THE EXERCISE: Beginning with the first line of the data below, reproduce every line unchanged, ending with the line that holds "import matplotlib.pyplot as plt".

——

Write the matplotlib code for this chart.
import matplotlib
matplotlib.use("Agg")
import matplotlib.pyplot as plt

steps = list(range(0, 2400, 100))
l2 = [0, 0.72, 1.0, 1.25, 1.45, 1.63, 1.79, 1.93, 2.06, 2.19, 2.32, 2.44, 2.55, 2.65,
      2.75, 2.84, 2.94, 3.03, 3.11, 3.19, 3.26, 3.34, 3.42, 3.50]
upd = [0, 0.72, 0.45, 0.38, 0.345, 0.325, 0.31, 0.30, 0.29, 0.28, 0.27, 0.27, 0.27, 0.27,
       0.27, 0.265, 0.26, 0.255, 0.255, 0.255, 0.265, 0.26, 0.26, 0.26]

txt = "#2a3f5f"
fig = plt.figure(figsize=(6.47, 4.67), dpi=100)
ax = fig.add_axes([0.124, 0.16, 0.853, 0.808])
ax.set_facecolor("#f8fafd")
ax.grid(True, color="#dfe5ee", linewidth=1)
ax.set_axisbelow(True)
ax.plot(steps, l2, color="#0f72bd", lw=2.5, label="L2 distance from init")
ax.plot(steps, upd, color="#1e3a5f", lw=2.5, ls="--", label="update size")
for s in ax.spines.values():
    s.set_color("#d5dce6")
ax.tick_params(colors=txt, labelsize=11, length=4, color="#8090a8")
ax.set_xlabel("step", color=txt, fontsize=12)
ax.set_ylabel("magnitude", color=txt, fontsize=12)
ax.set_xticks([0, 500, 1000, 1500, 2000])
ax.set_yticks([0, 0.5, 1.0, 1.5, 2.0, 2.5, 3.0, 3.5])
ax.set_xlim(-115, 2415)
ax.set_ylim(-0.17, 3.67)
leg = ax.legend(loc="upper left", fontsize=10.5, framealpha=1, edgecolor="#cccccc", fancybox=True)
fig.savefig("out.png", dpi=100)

——

REPLY TO THE TASK:
Write the matplotlib code for this chart.
import matplotlib
matplotlib.use("Agg")
import matplotlib.pyplot as plt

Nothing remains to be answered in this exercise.